I'll expand on my comment here. This answer was partially adapted from this one.
Let $Y$ represent a class label and $\hat Y$ represent a class prediction. In the binary case, let the two possible values for $Y$ and $\hat Y$ be $0$ and $1$, which represent the classes. Next, suppose that the confusion matrix for $Y$ and $\hat Y$ is:
|
$\hat Y = 0$ |
$\hat Y = 1$ |
| $Y = 0$ |
10 |
20 |
| $Y = 1$ |
30 |
40 |
With hindsight, let us normalize the rows and columns of this confusion matrix, such that the sum of all elements of the confusion matrix is $1$. Currently, the sum of all elements of the confusion matrix is $10 + 20 + 30 + 40 = 100$, which is our normalization factor.
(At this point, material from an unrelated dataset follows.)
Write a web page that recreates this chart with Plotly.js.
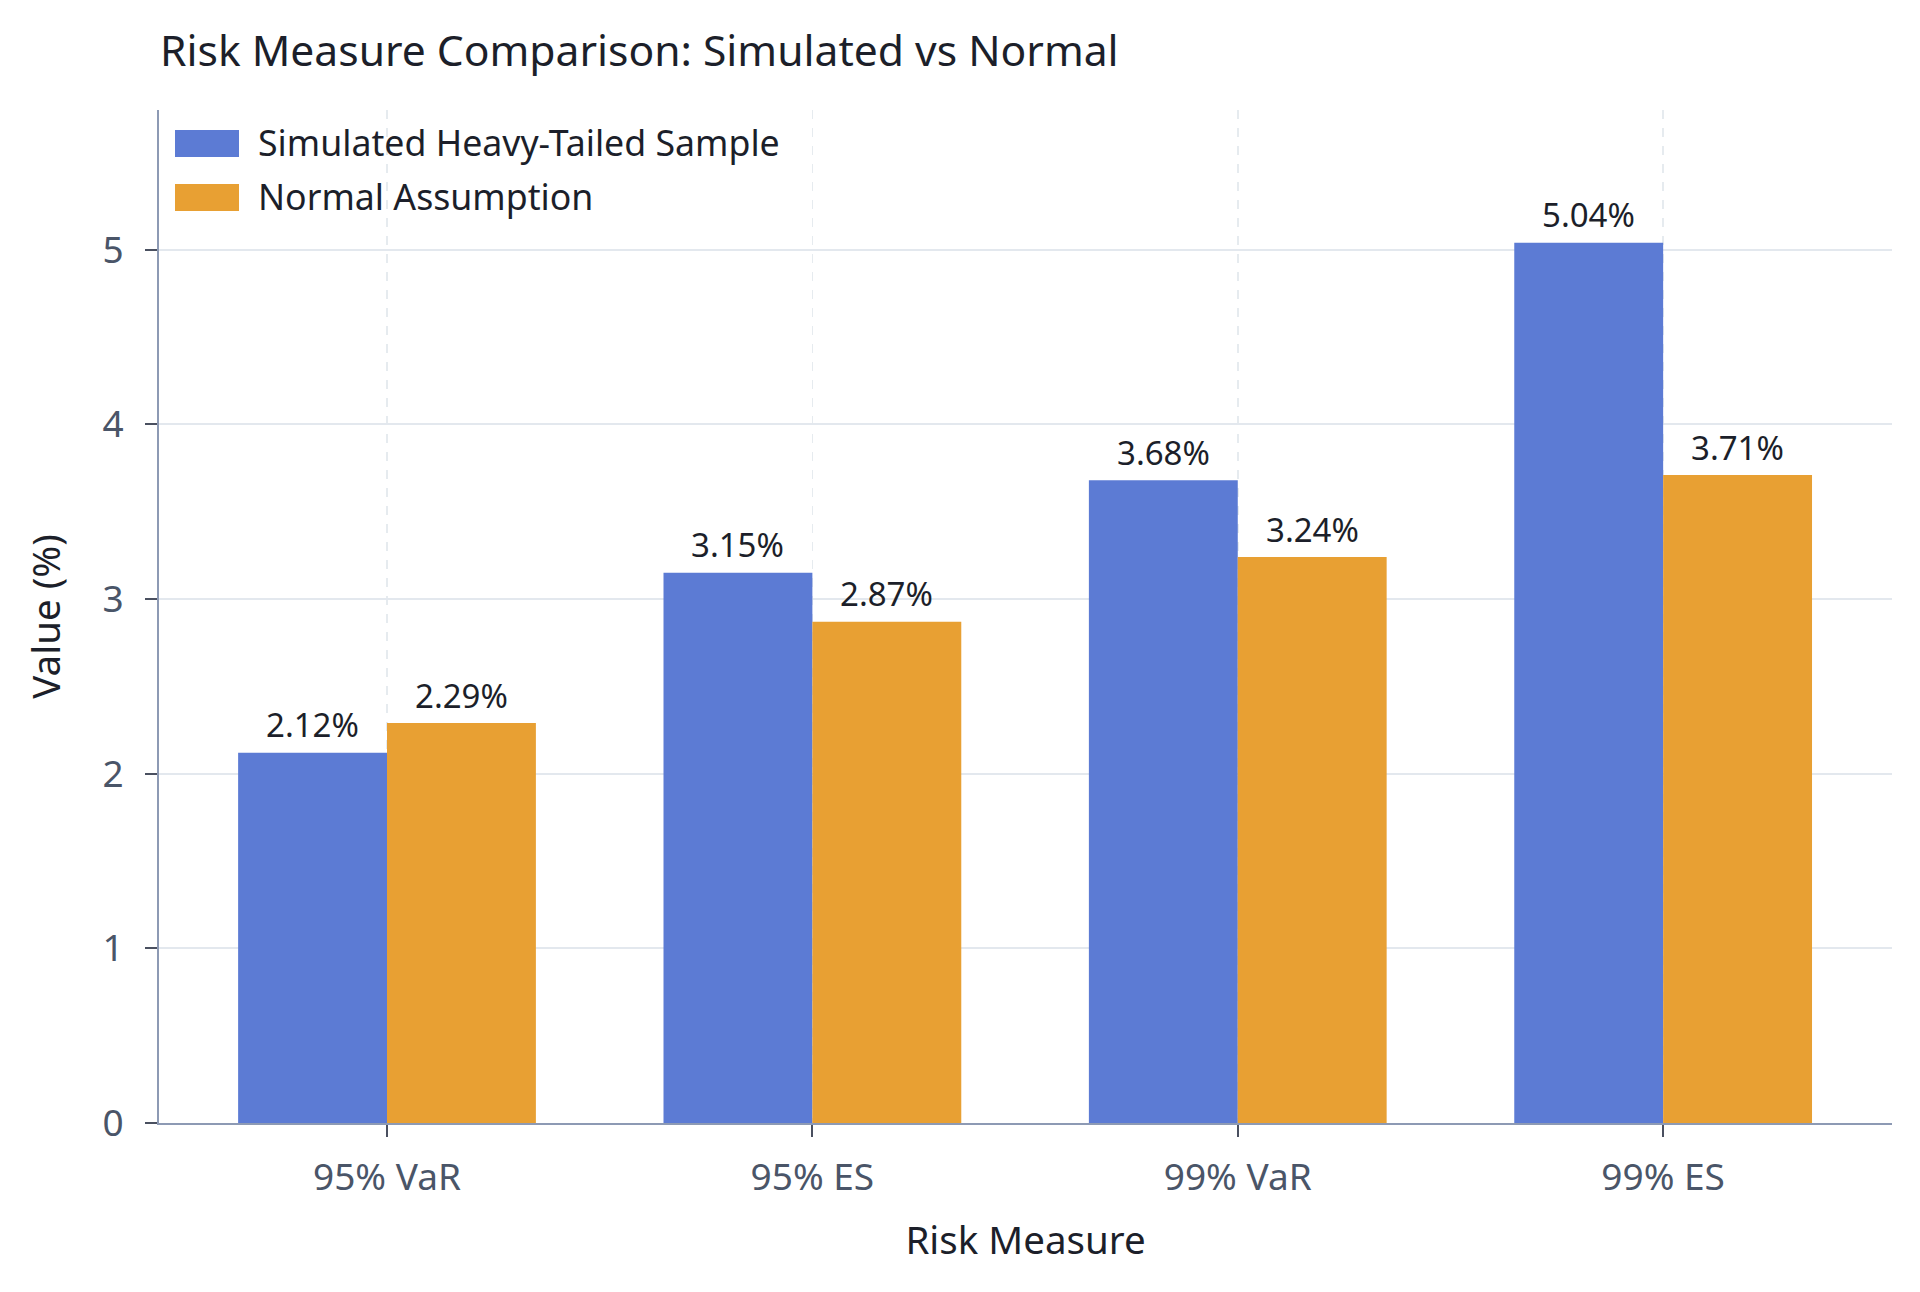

After dividing the elements of the confusion matrix by the normalization factor, we get the following normalized confusion matrix:
|
$\hat Y = 0$ |
$\hat Y = 1$ |
| $Y = 0$ |
$\frac{1}{10}$ |
$\frac{2}{10}$ |
| $Y = 1$ |
$\frac{3}{10}$ |
$\frac{4}{10}$ |
With this formulation of the confusion matrix, we can interpret it as an estimate of the joint probability mass function (PMF) of $Y$ and $\hat Y$. This interpretation allows us to measure how often a certain class is predicted. For example, suppose we wanted to compute $P(\hat{Y} = 1)$, which is how often the classifier predicts class $1$. Using the law of total probability, we can compute this as $P(\hat{Y} = 1) = P(\hat{Y} = 1,Y = 1) + P(\hat{Y} = 1,Y = 0) = \frac{4}{10} + \frac{2}{10} = \frac{6}{10}$. Therefore, the classifier predicts class $1$ about $60\%$ of the time. Note, however, that these are all estimates.